Daily Mail

UK has lowest long-term poverty rate in EU

- By Steve Doughty Social Affairs Correspond­ent

BRITONS are the least likely in Europe to be mired in long-term poverty, an official report found yesterday.

It said the UK had the lowest rates of long-lasting poverty in the EU, and that Britons pulled themselves out of hardship faster than the citizens of any other European country.

The findings said fewer than one in 20 in this country remained poor over the four years that began in 2012.

The verdict is at odds with the claim made during the election that Britain suffers high rates of poverty and inequality.

At the weekend, Labour leader Jeremy Corbyn won cheers from crowds at the Glastonbur­y festival, where the cheapest ticket was £243, when he asked: ‘Is it right that so many people live in such poverty, in a society surrounded by such riches?’
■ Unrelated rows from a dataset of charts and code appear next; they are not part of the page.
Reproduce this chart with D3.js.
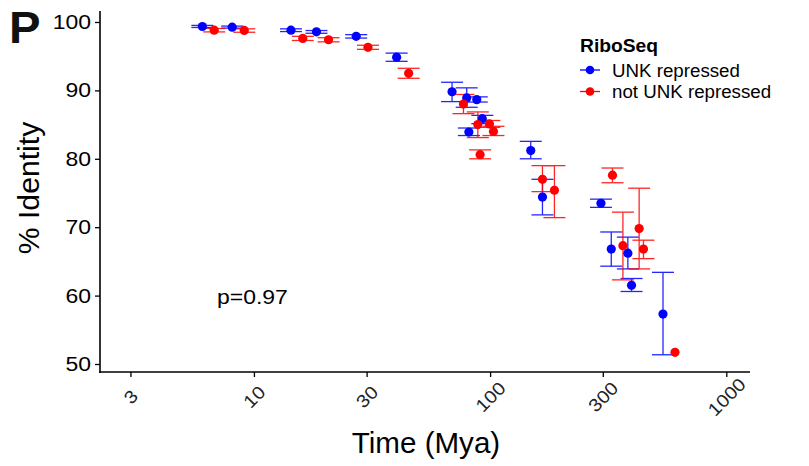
<!DOCTYPE html>
<html><head><meta charset="utf-8">
<script src="https://cdn.jsdelivr.net/npm/d3@7"></script>
<style>body{margin:0;background:#fff}svg{display:block}text{font-family:"Liberation Sans",Arial,sans-serif}</style>
</head><body><svg id="c" width="809" height="466"></svg>
<script>
const xTicks = [3, 10, 30, 100, 300, 1000];
const yTicks = [50, 60, 70, 80, 90, 100];
const seriesNames = ["UNK repressed", "not UNK repressed"];
const seriesColors = ["blue", "red"];
// UNK repressed: time (Mya), identity, lower, upper
const blueTime = [6.05, 8.09, 14.35, 18.4, 27.1, 40.2, 69.0, 79.6, 87.8, 92.7, 81.3, 148.6, 166.6, 294.6, 325.8, 383, 397, 539.5];
const blueId   = [99.34, 99.24, 98.8, 98.56, 97.9, 94.85, 89.8, 88.9, 88.65, 85.87, 83.9, 81.2, 74.4, 73.5, 66.8, 66.2, 61.5, 57.3];
const blueLo   = [99.2, 99.1, 98.6, 98.35, 97.65, 94.25, 88.36, 87.53, 88.3, 85.14, 83.4, 80.0, 71.8, 72.9, 64.3, 63.9, 60.6, 51.35];
const blueHi   = [99.5, 99.4, 99.0, 98.75, 98.15, 95.45, 91.19, 90.37, 89.05, 86.35, 84.5, 82.55, 77.0, 74.1, 69.3, 68.55, 62.5, 63.4];
// not UNK repressed
const redTime = [6.79, 9.1, 16.1, 20.7, 30.4, 45.2, 77.1, 88.7, 99.3, 103.3, 90.7, 166.6, 187.2, 329.7, 365, 427.6, 446, 606.5];
const redId   = [98.8, 98.76, 97.6, 97.4, 96.3, 92.5, 88.0, 85.0, 85.1, 84.0, 80.6, 77.0, 75.4, 77.6, 67.3, 69.8, 66.8, 51.7];
const redLo   = [98.55, 98.5, 97.3, 97.1, 96.0, 91.77, 86.6, 83.1, 84.6, 83.4, 80.0, 75.2, 71.4, 76.5, 62.3, 63.9, 65.4, 51.7];
const redHi   = [99.05, 99.0, 97.9, 97.7, 96.6, 93.23, 89.4, 86.85, 85.6, 84.75, 81.3, 79.0, 79.0, 78.65, 72.2, 75.7, 68.1, 51.7];
const pLabel = "p=0.97";
const panelLabel = "P";

const svg = d3.select("#c");
const x = d3.scaleLog().domain([2.23, 1260]).range([100, 750]);
const y = d3.scaleLinear().domain([48.83, 101.46]).range([372, 12]);
const SX = 1.12; // horizontal glyph stretch seen in the reference

const series = [
  {name: seriesNames[0], color: seriesColors[0], t: blueTime, v: blueId, lo: blueLo, hi: blueHi},
  {name: seriesNames[1], color: seriesColors[1], t: redTime, v: redId, lo: redLo, hi: redHi}
];

// error bars
const cap = 11;
series.forEach(s => {
  const g = svg.append("g").attr("stroke", s.color).attr("stroke-width", 1.3).attr("opacity", 0.85).attr("fill", "none");
  s.t.forEach((t, i) => {
    if (s.hi[i] - s.lo[i] <= 0) return;
    const cx = x(t);
    g.append("line").attr("x1", cx).attr("x2", cx).attr("y1", y(s.lo[i])).attr("y2", y(s.hi[i]));
    g.append("line").attr("x1", cx - cap).attr("x2", cx + cap).attr("y1", y(s.lo[i])).attr("y2", y(s.lo[i]));
    g.append("line").attr("x1", cx - cap).attr("x2", cx + cap).attr("y1", y(s.hi[i])).attr("y2", y(s.hi[i]));
  });
});
// points
series.forEach(s => {
  svg.append("g").selectAll("circle").data(s.t).join("circle")
    .attr("cx", d => x(d)).attr("cy", (d, i) => y(s.v[i])).attr("r", 4.6).attr("fill", s.color);
});

// axes
const yAxis = svg.append("g").attr("transform", "translate(100,0)")
  .call(d3.axisLeft(y).tickValues(yTicks).tickSize(5).tickPadding(4));
yAxis.select(".domain").remove();
yAxis.selectAll(".tick line").attr("stroke-width", 1.3);
yAxis.selectAll(".tick text").attr("font-size", 20.5).attr("fill", "#000")
  .attr("font-family", "Liberation Sans, Arial, sans-serif")
  .attr("x", null).attr("transform", `translate(-9,0) scale(${SX},1)`);

const xAxis = svg.append("g").attr("transform", "translate(0,372)")
  .call(d3.axisBottom(x).tickValues(xTicks).tickSize(5).tickFormat(d3.format("d")));
xAxis.select(".domain").remove();
xAxis.selectAll(".tick line").attr("stroke-width", 1.3);
xAxis.selectAll(".tick text")
  .attr("font-size", 18).attr("fill", "#222").attr("font-family", "Liberation Sans, Arial, sans-serif")
  .attr("text-anchor", "middle").attr("dy", null).attr("y", 0)
  .attr("dominant-baseline", "central")
  .attr("transform", `translate(0,25) rotate(-45) scale(${SX},1)`);

svg.append("line").attr("x1", 100).attr("x2", 100).attr("y1", 11).attr("y2", 373).attr("stroke", "#000").attr("stroke-width", 1.6);
svg.append("line").attr("x1", 99.2).attr("x2", 750).attr("y1", 372).attr("y2", 372).attr("stroke", "#000").attr("stroke-width", 1.6);

function stext(px, py, size, str, opts = {}) {
  const t = svg.append("text")
    .attr("transform", `translate(${px},${py})${opts.rot ? " rotate(" + opts.rot + ")" : ""} scale(${opts.sx || SX},1)`)
    .attr("font-size", size).text(str);
  if (opts.anchor) t.attr("text-anchor", opts.anchor);
  if (opts.bold) t.attr("font-weight", "bold");
  if (opts.fill) t.attr("fill", opts.fill);
  return t;
}

// titles
stext(426, 453, 29, "Time (Mya)", {anchor: "middle", sx: 1.02});
stext(39, 188, 29, "% Identity", {anchor: "middle", rot: -90, sx: 1.04});
stext(9, 43, 45, panelLabel, {bold: true, fill: "#111", sx: 1.05});
stext(217, 304, 20.5, pLabel);

// legend
stext(580, 52, 18.5, "RiboSeq", {bold: true, sx: 1.04});
series.forEach((s, i) => {
  const ly = 70 + i * 21.5;
  svg.append("line").attr("x1", 580).attr("x2", 600).attr("y1", ly).attr("y2", ly).attr("stroke", s.color).attr("stroke-width", 1.3);
  svg.append("circle").attr("cx", 590).attr("cy", ly).attr("r", 4.3).attr("fill", s.color);
  stext(612, ly + 6.5, 18, s.name, {sx: 1.04});
});
</script></body></html>
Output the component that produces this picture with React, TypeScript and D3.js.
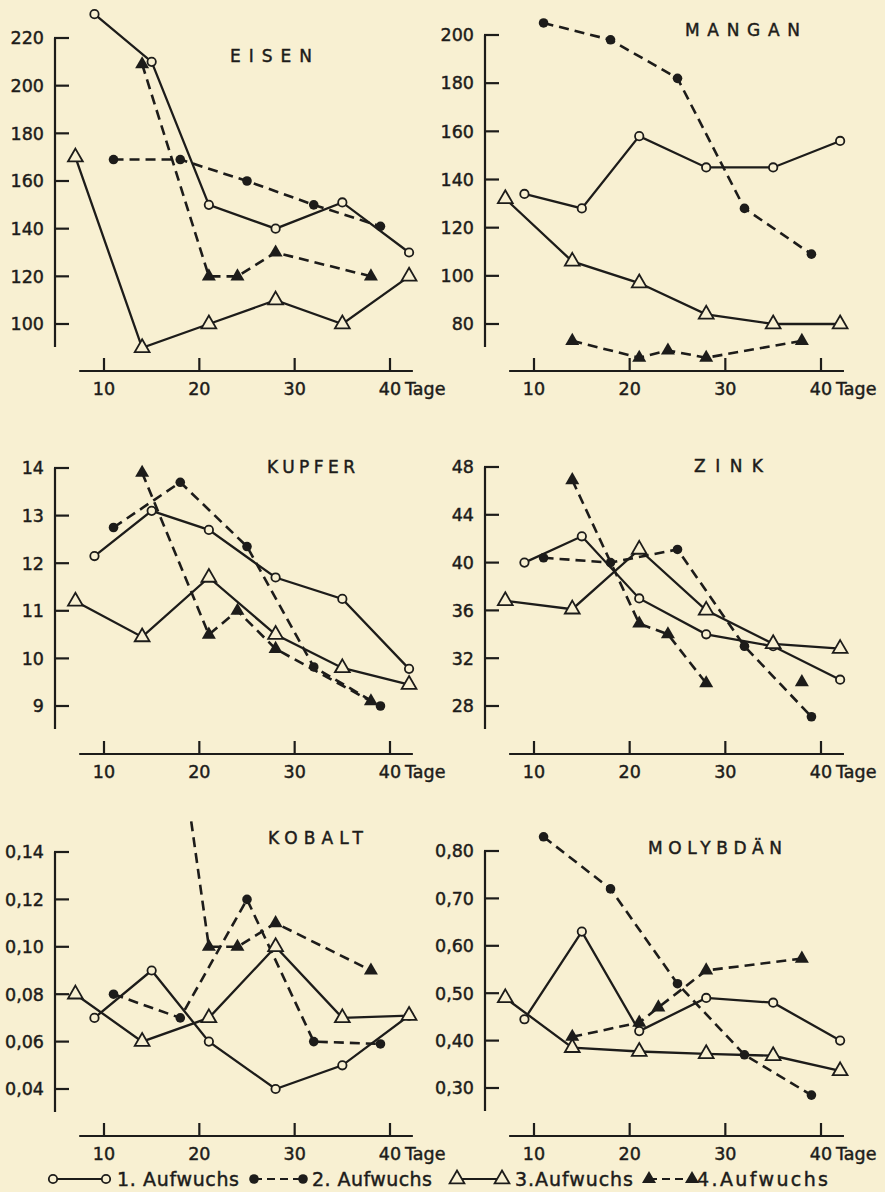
import React from 'react';
import * as d3 from 'd3';

// sampling days of the four growths (Aufwuchs)
const days1 = [9, 15, 21, 28, 35, 42];
const days2 = [11, 18, 25, 32, 39];
const days3 = [7, 14, 21, 28, 35, 42];
const days4 = [14, 21, 24, 28, 38];
const days4Mo = [14, 21, 23, 28, 38];
const xTicks = [10, 20, 30, 40];

const eisenTicks = [100, 120, 140, 160, 180, 200, 220];
const eisen1 = [230, 210, 150, 140, 151, 130];
const eisen2 = [169, 169, 160, 150, 141];
const eisen3 = [170, 90, 100, 110, 100, 120];
const eisen4 = [209, 120, 120, 130, 120];

const manganTicks = [80, 100, 120, 140, 160, 180, 200];
const mangan1 = [134, 128, 158, 145, 145, 156];
const mangan2 = [205, 198, 182, 128, 109];
const mangan3 = [132, 106, 97, 84, 80, 80];
const mangan4 = [73, 66, 69, 66, 73];

const kupferTicks = [9, 10, 11, 12, 13, 14];
const kupfer1 = [12.15, 13.1, 12.7, 11.7, 11.25, 9.78];
const kupfer2 = [12.75, 13.7, 12.35, 9.82, 9.0];
const kupfer3 = [11.2, 10.45, 11.7, 10.5, 9.8, 9.45];
const kupfer4 = [13.9, 10.5, 11.0, 10.2, 9.1];

const zinkTicks = [28, 32, 36, 40, 44, 48];
const zink1 = [40, 42.2, 37, 34, 33, 30.2];
const zink2 = [40.4, 40, 41.1, 33, 27.1];
const zink3 = [36.8, 36.1, 41.1, 36, 33.2, 32.8];
const zink4 = [46.9, 34.9, 34, 29.9, 30];

const kobaltTicks = [0.04, 0.06, 0.08, 0.1, 0.12, 0.14];
const kobalt1 = [0.07, 0.09, 0.06, 0.04, 0.05, 0.071];
const kobalt2 = [0.08, 0.07, 0.12, 0.06, 0.059];
const kobalt3 = [0.08, 0.06, 0.07, 0.1, 0.07, 0.071];
const kobalt4 = [0.3, 0.1, 0.1, 0.11, 0.09];

const molybTicks = [0.3, 0.4, 0.5, 0.6, 0.7, 0.8];
const molyb1 = [0.445, 0.63, 0.42, 0.49, 0.48, 0.4];
const molyb2 = [0.83, 0.72, 0.52, 0.37, 0.285];
const molyb3 = [0.49, 0.385, 0.377, 0.372, 0.368, 0.336];
const molyb4 = [0.408, 0.438, 0.47, 0.548, 0.573];

const legendLabels = ['1. Aufwuchs', '2. Aufwuchs', '3.Aufwuchs', '4.Aufwuchs'];

const INK = '#1d1c1a';
const BG = '#f8f0d2';
const FONT = "'DejaVu Sans', sans-serif";
const DASH = '10,6';

const cols = [
  { axisX: 55, x10: 104, x40: 390 },
  { axisX: 485, x10: 534, x40: 821 },
];
const rows = [371, 754, 1136];

const comma = (f: string) => (v: number) => d3.format(f)(v).replace('.', ',');

const panels = [
  { title: 'EISEN', col: 0, row: 0, ticks: eisenTicks, yTop: 38, yBot: 324, fmt: comma('d'),
    tx: 230, ty: 62, tw: 82, s: [eisen1, eisen2, eisen3, eisen4], d4: days4 },
  { title: 'MANGAN', col: 1, row: 0, ticks: manganTicks, yTop: 35, yBot: 324, fmt: comma('d'),
    tx: 685, ty: 36, tw: 115, s: [mangan1, mangan2, mangan3, mangan4], d4: days4 },
  { title: 'KUPFER', col: 0, row: 1, ticks: kupferTicks, yTop: 468, yBot: 706, fmt: comma('d'),
    tx: 267, ty: 473, tw: 88, s: [kupfer1, kupfer2, kupfer3, kupfer4], d4: days4 },
  { title: 'ZINK', col: 1, row: 1, ticks: zinkTicks, yTop: 467, yBot: 706, fmt: comma('d'),
    tx: 694, ty: 472, tw: 69, s: [zink1, zink2, zink3, zink4], d4: days4, break4: 4 },
  { title: 'KOBALT', col: 0, row: 2, ticks: kobaltTicks, yTop: 852, yBot: 1089, fmt: comma('.2f'),
    tx: 268, ty: 844, tw: 95, s: [kobalt1, kobalt2, kobalt3, kobalt4], d4: days4, clipTop: 818 },
  { title: 'MOLYBDÄN', col: 1, row: 2, ticks: molybTicks, yTop: 851, yBot: 1088, fmt: comma('.2f'),
    tx: 648, ty: 854, tw: 134, s: [molyb1, molyb2, molyb3, molyb4], d4: days4Mo },
];

const circleOpen = (x: number, y: number, k: string) => (
  <circle key={k} cx={x} cy={y} r={4.2} fill={BG} stroke={INK} strokeWidth={1.8} />
);
const circleFull = (x: number, y: number, k: string) => (
  <circle key={k} cx={x} cy={y} r={4.8} fill={INK} />
);
const triOpenPath = d3.symbol(d3.symbolTriangle, 95)()!;
const triFullPath = d3.symbol(d3.symbolTriangle, 85)()!;
const triOpen = (x: number, y: number, k: string) => (
  <path key={k} d={triOpenPath} transform={`translate(${x},${y})`} fill={BG} stroke={INK} strokeWidth={1.8} />
);
const triFull = (x: number, y: number, k: string) => (
  <path key={k} d={triFullPath} transform={`translate(${x},${y})`} fill={INK} />
);
const markers = [circleOpen, circleFull, triOpen, triFull];
const dashes = [undefined, DASH, undefined, DASH];

const textProps = { fill: INK, stroke: INK, strokeWidth: 0.45 };

function Panel({ p, i }: { p: any; i: number }) {
  const c = cols[p.col];
  const axisY = rows[p.row];
  const x = d3.scaleLinear().domain([10, 40]).range([c.x10, c.x40]);
  const lo = p.ticks[0];
  const hi = p.ticks[p.ticks.length - 1];
  const y = d3.scaleLinear().domain([lo, hi]).range([p.yBot, p.yTop]);
  const daysFor = [days1, days2, days3, p.d4];
  const line = d3.line<[number, number]>().x((d) => x(d[0])).y((d) => y(d[1]));
  const series = p.s.map((vals: number[], si: number) =>
    vals.map((v, j) => [daysFor[si][j], v] as [number, number]));
  const clipId = `clip${i}`;
  const clip = p.clipTop !== undefined ? `url(#${clipId})` : undefined;

  return (
    <g>
      {p.clipTop !== undefined && (
        <clipPath id={clipId}>
          <rect x={c.axisX} y={p.clipTop} width={400} height={400} />
        </clipPath>
      )}
      {/* y axis */}
      <line x1={c.axisX} x2={c.axisX} y1={p.yTop} y2={p.yBot + 23} stroke={INK} strokeWidth={2.2} />
      {p.ticks.map((t: number) => (
        <g key={t}>
          <line x1={c.axisX - 1} x2={c.axisX + 14} y1={y(t)} y2={y(t)} stroke={INK} strokeWidth={2.2} />
          <text x={c.axisX - 11} y={y(t)} dy="0.36em" textAnchor="end" fontSize={17.5} {...textProps}>
            {p.fmt(t)}
          </text>
        </g>
      ))}
      {/* x axis */}
      <line x1={x(7.4)} x2={x(42.4)} y1={axisY} y2={axisY} stroke={INK} strokeWidth={2.2} />
      {xTicks.map((t) => (
        <g key={t}>
          <line x1={x(t)} x2={x(t)} y1={axisY} y2={axisY - 13} stroke={INK} strokeWidth={2.2} />
          <text x={x(t)} y={axisY + 24} textAnchor="middle" fontSize={17.5} {...textProps}>{t}</text>
        </g>
      ))}
      <text x={x(40) + 15} y={axisY + 24} fontSize={17.5} {...textProps}>Tage</text>
      {/* title */}
      <text x={p.tx} y={p.ty} fontSize={17} textLength={p.tw} lengthAdjust="spacing" {...textProps}>
        {p.title}
      </text>
      {/* lines */}
      <g clipPath={clip}>
        {series.map((pts: [number, number][], si: number) => {
          const seg = si === 3 && p.break4 !== undefined ? pts.slice(0, p.break4) : pts;
          return (
            <path key={si} d={line(seg)!} fill="none" stroke={INK}
              strokeWidth={dashes[si] ? 2.6 : 2.3} strokeDasharray={dashes[si]} />
          );
        })}
        {series.map((pts: [number, number][], si: number) =>
          pts.map((d, j) => markers[si](x(d[0]), y(d[1]), `${si}-${j}`)))}
      </g>
    </g>
  );
}

function Legend() {
  const ly = 1179;
  const items = [
    { x0: 53, x1: 106, tx: 117, tw: 122 },
    { x0: 254, x1: 303, tx: 312, tw: 120 },
    { x0: 457, x1: 502, tx: 515, tw: 118 },
    { x0: 649, x1: 692, tx: 697, tw: 131 },
  ];
  return (
    <g>
      {items.map((it, i) => (
        <g key={i}>
          <line x1={it.x0} x2={it.x1} y1={ly} y2={ly} stroke={INK} strokeWidth={2.2}
            strokeDasharray={dashes[i] ? '8,5' : undefined} />
          {markers[i](it.x0, ly, `a${i}`)}
          {markers[i](it.x1, ly, `b${i}`)}
          <text x={it.tx} y={ly + 7} fontSize={19} textLength={it.tw} lengthAdjust="spacing" {...textProps}>
            {legendLabels[i]}
          </text>
        </g>
      ))}
    </g>
  );
}

export default function App() {
  return (
    <svg width={885} height={1192} style={{ position: 'absolute', left: 0, top: 0 }}
      fontFamily={FONT}>
      <rect width={885} height={1192} fill={BG} />
      {panels.map((p, i) => <Panel key={p.title} p={p} i={i} />)}
      <Legend />
    </svg>
  );
}
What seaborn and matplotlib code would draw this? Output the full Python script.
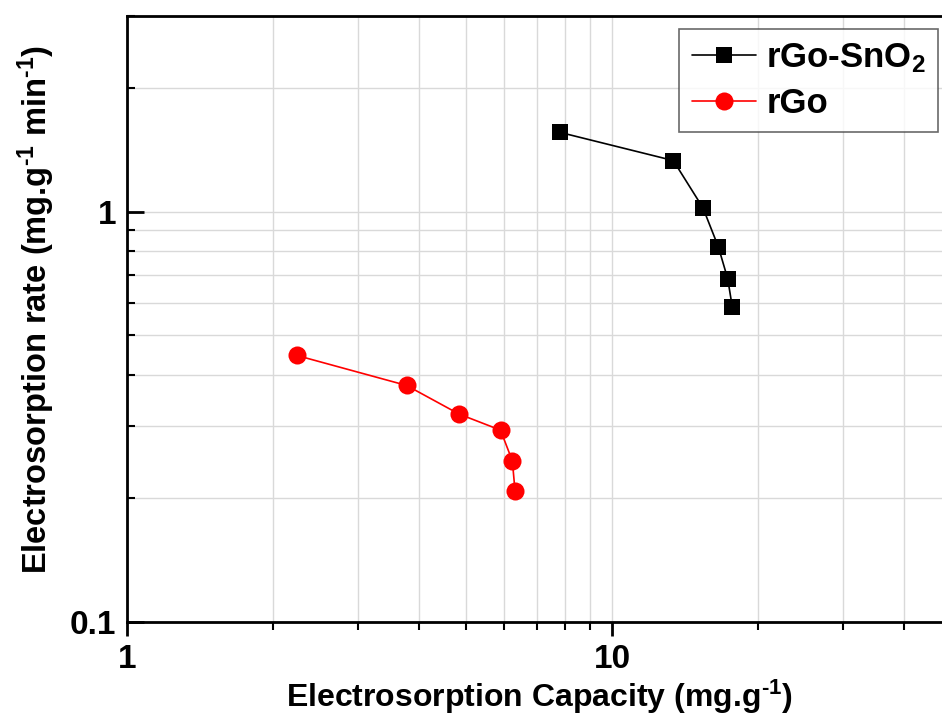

The report, published by the Office for National Statistics, said: ‘Of those who were in poverty at least once in the fouryear period, across all EU states the UK had the largest proportion of individual­s who were in poverty for just one year, and the smallest proportion who were in poverty for all four years.’

The Whitehall analysis contrasts with the claims of poverty lobbyists who claim large numbers of Britons are permanentl­y on the breadline.

Last year Oxfam said ‘one in five people live below the poverty line and struggle to pay their bills and put food on the table’.

The ONS report measured numbers living below an income of less than 60 per cent of the national average, which puts the poverty line at just over £300 a week.

It said the British persistent poverty rate, measured not over the full four-year period, but based on those who are poor now and were for two out of the previous three years, was 7.3 per cent in 2015.

This measure meant that 4.6 million people – around one in 14 rather than one in five – were stuck in long-term poverty.